「それでも妻が大好きです」 不倫、自らの性的動画販売…奔放すぎる妻を殺めた夫の執着

性に奔放な妻に翻弄された夫は、執着の末に妻を殺害した

「今も妻のことを思っている。大好きです」。口論の末、17年間連れ添った妻=当時(49)=を包丁で刺して殺害したとして殺人の罪に問われた夫(49)は、法廷でこう口にした。それなのになぜ、妻を手にかけたのか。裁判で浮かび上がったのは、性に奔放な妻とのいびつな夫婦関係だった。

夜の生活マンネリ化に不満

大阪地裁で開かれた裁判員裁判によると、夫婦が結婚したのは平成19年。

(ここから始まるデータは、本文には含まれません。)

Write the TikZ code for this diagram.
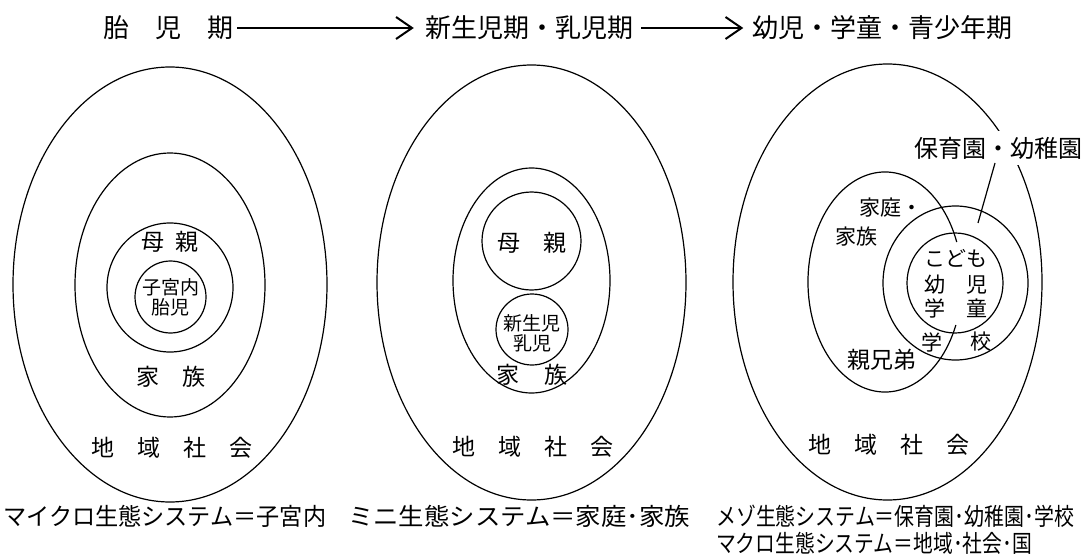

互いに再婚で、子供にも恵まれた。共働きで戸建ての家を持つなど、一見すると順風満帆な家庭。だが、夫婦にはある秘密があった。

夜の夫婦生活がマンネリ化している-。令和元年ころ、妻からこんな不満を打ち明けられた。そして、インターネットサイトで見つけた第三者の男性に、性的な行為に協力してもらうことになったという。被告人質問で夫は、妻の提案に困惑し何度も断ったが「応じなければ浮気する」といわれ、渋々従うことにした、と説明した。

妻の所持品に位置情報機器取り付け修羅場に

妻の望むままに生活する中で、今年1月、妻がネットを通じて出会った男性と不倫関係になっていることが発覚。さらに問い詰めると、妻は自身の性的な動画をネット上で販売していることなども明かした。

夫は裏切られた悲しみや、動画が拡散され家族の生活が脅かされる不安から、食事がのどを通らなくなり、酒をあおるようになった。それでも妻は動画販売を続けると言い張った。その後、夫が妻の所持品に位置情報を把握する機器を無断で取り付けたことが分かり、反発した妻は家を飛び出した。

《今まで本当に幸せな時間をありがとう》

《傷つけてしまって本当に最低な旦那でごめんなさい》

夫は「許せない」という気持ちを抱えつつ、愛する妻と一緒にいたいという一心で、ただただ自分を責めるメッセージを送信。だが翌日、自宅に戻った妻が切り出したのは、離婚話だった。

「勝手に死んだら」

夫は動揺し、台所から包丁を取り出して自身の胸に突きつけ、自殺をほのめかした。「愛情があるなら止めてくれる」。そう期待したが、妻から返ってきたのは「勝手に死んだらええやん」という辛辣(しんらつ)な言葉だった。

そこから先は記憶が定かでない。われに返ると、胸などに複数の刺し傷を受け、血まみれになって倒れている妻の姿が目の前にあったという。約1時間半、夫は茫然(ぼうぜん)自失の状態で過ごし、自身の母親に妻を刺したことなどを伝えるメッセージを送った後、自身の胸に包丁を突き立てた。傷は心臓に達したが、駆け付けた母親の通報で救急搬送され、一命をとりとめた。

裁判で検察側は、2人は「表面上の夫婦関係」で互いに貞操義務を放棄しており、夫は妻を責められる立場にないと主張。包丁を持ち出したのは話し合いではなく脅しであり、こうした態度が直接的には事件の引き金になったと指摘した。さらに犯行は激情に任せた短絡的なもので「動機や経緯に酌量の余地は皆無」と厳しく非難し、懲役15年を求刑した。

特殊な関係を酌量

8月7日の判決で山田裕文裁判長は、妻に翻弄された夫婦の状況を細かく認定した上で、それでも「被害者に生命を奪われるような落ち度はない」と夫を断罪。一方で「犯行前後の被告の心情が疲弊し切った状態にあり、犯行に及ぶ際の感情は単純な怒りのみでは言い表せないほど複雑」と分析し、こうした特殊性を踏まえると求刑は重過ぎるとして、懲役9年を言い渡した。

毎年結婚記念日は夫婦2人で旅行するなど、事件直前まで互いに愛情を抱いていると信じていた夫。その思いは一方的なものだったのか。夫は判決前の最終意見陳述で「事件直前まで妻の優しさを見てきた。憎いと思ったことは一度もない」と語り、「死ぬまで彼女を大切に思いながら反省して生きていきます」と声を詰まらせた。